Sheet shape made of beta strands
N-H, C=O point out at right angles to the backbone
H bonds form between N-H and C=O of differing strands
Alternate strands running parallel = parallel sheet
Alternate strands running anti-parallel =
Anti-parallel sheet

Question 9

Bonds responsible for holding together secondary structure?

Answer 9

H-bonds

Question 10

Bonds responsible for tertiary structure

Answer 10

Covalent bonds
Hydrogen bonds
Ionic interactions
Van der Waals forces
Hydrophobic interactions

Question 11

Covalent bond features

Answer 11

Strongest bonds
Exist in backbone
Exist between cysteine side chains - disulphide bridges.

Question 12

Hydrogen bond features

Answer 12

Occur between electronegative species and hydrogen atoms

Occur between sidechains, sidechains and water, or sidechains and the backbone itself

Question 13

Ionic interactions features

Answer 13

Electrostatic attraction between charged side chains. Mostly on surface of proteins, hydrophilic

Question 14

Van der waals forces features

Answer 14

Weak
Electrostatic forces
Based on fluctuating electron clouds

Question 15

Hydrophobic interactions features

Answer 15

Hydrophobic side chains placed next to each other in the hydrophobic core of the protein.

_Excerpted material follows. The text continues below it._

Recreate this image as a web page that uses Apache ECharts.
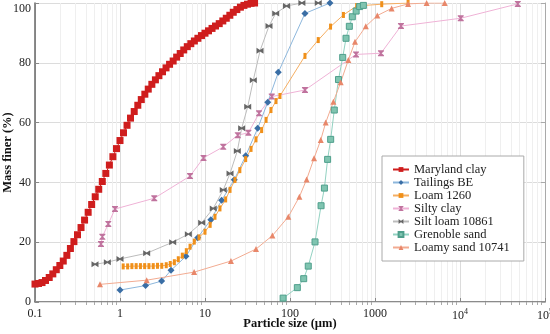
<!DOCTYPE html>
<html><head><meta charset="utf-8">
<script src="https://cdn.jsdelivr.net/npm/echarts@6/dist/echarts.min.js"></script>
<style>html,body{margin:0;padding:0;background:#fff}#c{width:550px;height:334px}</style>
</head><body><div id="c"></div>
<script>
const seriesNames = ['Maryland clay','Tailings BE','Loam 1260','Silty clay','Silt loam 10861','Grenoble sand','Loamy sand 10741'];
const yTicks = [0,20,40,60,80,100];
const xMinorTicks = [0.2,0.3,0.4,0.5,0.6,0.7,0.8,0.9,2,3,4,5,6,7,8,9,20,30,40,50,60,70,80,90,200,300,400,500,600,700,800,900,2000,3000,4000,5000,6000,7000,8000,9000,20000,30000,40000,50000,60000,70000,80000,90000];

const marylandClay = [[0.100,6.0],[0.110,6.2],[0.121,6.5],[0.133,7.2],[0.147,8.2],[0.162,9.4],[0.178,10.8],[0.196,12.2],[0.215,13.7],[0.237,15.6],[0.261,17.9],[0.287,20.2],[0.316,22.5],[0.348,24.9],[0.383,27.4],[0.422,30.0],[0.464,32.6],[0.511,35.2],[0.562,37.7],[0.619,40.3],[0.681,43.0],[0.750,45.8],[0.825,48.6],[0.909,51.3],[1.00,54.0],[1.10,56.6],[1.21,59.1],[1.33,61.5],[1.47,63.7],[1.62,65.8],[1.78,67.7],[1.96,69.5],[2.15,71.2],[2.37,72.8],[2.61,74.3],[2.87,75.7],[3.16,77.0],[3.48,78.3],[3.83,79.5],[4.22,80.6],[4.64,81.9],[5.11,83.1],[5.62,84.3],[6.19,85.4],[6.81,86.4],[7.50,87.3],[8.25,88.2],[9.09,89.1],[10.0,89.9],[11.0,90.7],[12.1,91.5],[13.3,92.3],[14.7,93.1],[16.2,94.0],[17.8,94.9],[19.6,95.9],[21.5,96.9],[23.7,97.8],[26.1,98.6],[28.7,99.2],[31.6,99.6],[34.8,99.9],[38.3,100]];
const tailingsBE = [[1.0,4.0],[2.0,5.5],[3.09,7.0],[3.98,10.6],[5.97,15.3],[8.2,21.5],[11.7,27.5],[15.7,34.0],[22.1,40.9],[30.1,48.9],[41.7,58.1],[54.7,66.8],[72.8,76.8],[150,96.5],[295,100]];
const loam1260 = [[1.09,11.9],[1.23,11.9],[1.38,12.0],[1.55,12.0],[1.74,12.0],[1.95,12.0],[2.19,12.0],[2.46,12.0],[2.76,12.1],[3.10,12.1],[3.50,12.3],[3.90,12.7],[4.36,13.3],[4.85,14.3],[5.41,15.5],[6.03,17.0],[6.67,18.5],[7.48,20.2],[8.5,21.6],[10.0,23.5],[11.5,25.8],[13.1,28.5],[15.0,31.3],[17.5,34.3],[19.7,37.5],[22.5,40.8],[25.7,44.1],[30.1,47.8],[34.8,51.2],[39.8,54.4],[46.4,57.5],[52.3,60.9],[59.7,64.2],[68.4,67.2],[76.2,68.9],[150,82.3],[215,87.6],[300,92.1],[425,96.0],[609,99.0],[1200,99.6],[2450,100]];
const siltyClay = [[0.597,19.4],[0.62,21.8],[0.728,26.1],[0.873,31.1],[2.53,34.7],[6.67,42.1],[9.6,48.2],[16.4,51.9],[24.3,55.8],[32.4,56.6],[43.2,63.1],[61,68.7],[150,70.9],[598,82.8],[1175,83.2],[2020,92.3],[10200,94.9],[47900,99.7]];
const siltLoam = [[0.508,12.6],[0.71,13.3],[1.0,14.4],[2.06,16.3],[4.17,20.0],[6.37,22.7],[9.14,26.5],[12.5,31.3],[16.4,37.5],[19.7,43.0],[24,50.5],[27,58.1],[31.8,65.3],[37,74.2],[44.4,84.0],[56.6,92.3],[67.9,96.5],[91,99.0],[138,100],[215,100]];
const grenobleSand = [[83,1.3],[122,4.8],[145,7.8],[164,12.0],[197,20.1],[232,32.2],[254,38.1],[277,47.7],[301,54.4],[332,64.2],[372,74.4],[417,81.8],[456,88.2],[499,92.2],[541,95.4],[600,97.3],[660,98.8],[730,99.2]];
const loamySand = [[0.582,5.9],[2.06,7.3],[7.45,10.0],[20.2,13.7],[39.8,17.7],[62,22.2],[95.5,28.5],[129,35.2],[157,41.0],[192,48.1],[230,54.2],[263,60.0],[324,67.0],[395,73.5],[485,80.9],[582,87.0],[780,92.2],[1064,95.8],[1570,98.2],[2450,99.7],[4050,100],[6600,100]];

const serif = 'Liberation Serif';
const hourglass = 'path://M0,0 L10,0 L10,1.5 L6.2,5 L10,8.5 L10,10 L0,10 L0,8.5 L3.8,5 L0,1.5 Z';
const bowtie = 'path://M0,0 L5,3.8 L10,0 L10,10 L5,6.2 L0,10 Z';

function mk(name, data, symbol, size, color, lineColor, extra) {
  return Object.assign({
    name, type: 'line', data, symbol, symbolSize: size,
    lineStyle: { width: 1, color: lineColor },
    itemStyle: { color },
    xAxisIndex: 0, yAxisIndex: 0
  }, extra || {});
}

const chart = echarts.init(document.getElementById('c'), null, { renderer: 'canvas' });
chart.setOption({
  animation: false,
  backgroundColor: '#fff',
  grid: { left: 35, right: 5, top: 3, bottom: 32, containLabel: false, outerBoundsMode: 'none' },
  legend: {
    data: seriesNames,
    orient: 'vertical', left: 382, top: 156,
    backgroundColor: '#fff', borderColor: '#aaa', borderWidth: 1,
    padding: [7, 14, 7, 10], itemGap: 0, itemWidth: 16, itemHeight: 6, itemTextGap: 11,
    textStyle: { fontFamily: serif, fontSize: 12.5, color: '#222', lineHeight: 13 }
  },
  xAxis: [{
    type: 'log', logBase: 10, min: 0.1, max: 100000, position: 'bottom',
    name: 'Particle size (µm)', nameLocation: 'middle', nameGap: 15, nameMoveOverlap: false,
    nameTextStyle: { fontFamily: serif, fontWeight: 'bold', fontSize: 12.5, color: '#111' },
    axisLine: { show: true, lineStyle: { color: '#666', width: 1.5 } },
    axisTick: { show: true, inside: true, length: 4, lineStyle: { color: '#888' } },
    axisLabel: {
      fontFamily: serif, fontSize: 12, color: '#222', margin: 6,
      formatter: v => {
        if (v >= 10000) return '{b|10}{s|' + Math.round(Math.log10(v)) + '}';
        return v < 1 ? String(Number(v.toFixed(1))) : String(Math.round(v));
      },
      rich: { b: { fontFamily: serif, fontSize: 12, color: '#222' }, s: { fontFamily: serif, fontSize: 8, color: '#222', padding: [0, 0, 7, 0] } }
    },
    splitLine: { show: true, lineStyle: { color: '#dcdcdc', width: 1 } }
  }, {
    type: 'log', logBase: 10, min: 0.1, max: 100000, position: 'top',
    axisLine: { show: true, lineStyle: { color: '#ddd', width: 1 } },
    axisTick: { show: true, inside: true, length: 3, customValues: xMinorTicks, lineStyle: { color: '#aaa' } },
    axisLabel: { show: false },
    splitLine: { show: true, lineStyle: { color: '#efefef', width: 1 } }
  }],
  yAxis: [{
    type: 'value', min: 0, max: 100, interval: 20, position: 'left',
    name: 'Mass finer (%)', nameLocation: 'middle', nameGap: 21, nameMoveOverlap: false,
    nameTextStyle: { fontFamily: serif, fontWeight: 'bold', fontSize: 12.5, color: '#111' },
    axisLine: { show: true, lineStyle: { color: '#666', width: 1.5 } },
    axisTick: { show: true, inside: true, length: 4, lineStyle: { color: '#888' } },
    axisLabel: { fontFamily: serif, fontSize: 12, color: '#222', margin: 4, verticalAlignMaxLabel: 'top' },
    splitLine: { show: true, lineStyle: { color: '#dcdcdc', width: 1 } }
  }, {
    type: 'value', min: 0, max: 100, interval: 20, position: 'right',
    axisLine: { show: true, lineStyle: { color: '#aaa', width: 1 } },
    axisTick: { show: true, inside: true, length: 4, lineStyle: { color: '#aaa' } },
    axisLabel: { show: false }, splitLine: { show: false }
  }],
  series: [
    mk('Maryland clay', marylandClay, 'rect', 7, '#cf1d1d', '#cf1d1d', { z: 5 }),
    mk('Tailings BE', tailingsBE, 'diamond', 7, '#3a6ea5', '#8db7dc'),
    mk('Loam 1260', loam1260, 'rect', [3, 6], '#f0901a', '#f5ae62'),
    mk('Silty clay', siltyClay, hourglass, 6, '#c0739e', '#efb2d6'),
    mk('Silt loam 10861', siltLoam, bowtie, [7, 6], '#666', '#bcbcbc'),
    mk('Grenoble sand', grenobleSand, 'rect', 6, '#7fc4b0', '#93d2c2', { itemStyle: { color: '#7fc4b0', borderColor: '#4f9f8c', borderWidth: 1 } }),
    mk('Loamy sand 10741', loamySand, 'triangle', 6, '#e8876a', '#f2ab91')
  ]
});
</script></body></html>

Creates hydrophobic core and hydrophilic surface.

Question 16

Principle of electrophoresis

Answer 16

AAs have charged side chains, electrophoresis can separate proteins on basic of overall charge and/or molecular weight

Question 17

Why can proteins with single mutations be separated by electrophoresis?

Answer 17

Single amino acid change
Weight and/or charge changes.
Change detectable as a difference in the distance the two proteins travel under electrophoresis.

Question 18

What is an example of N-linked glycosylation?

Answer 18

Addition of sugar groups to asparagine (N) residues of Luteinizing Hormone Receptor

Question 19

Why does N-linked glycosylation have an effect on electrophoresis distance?

Answer 19

Mutation of two asparagine to glutamine can be picked up by electrophoresis as a reduction in the overall molecular weight of LHR.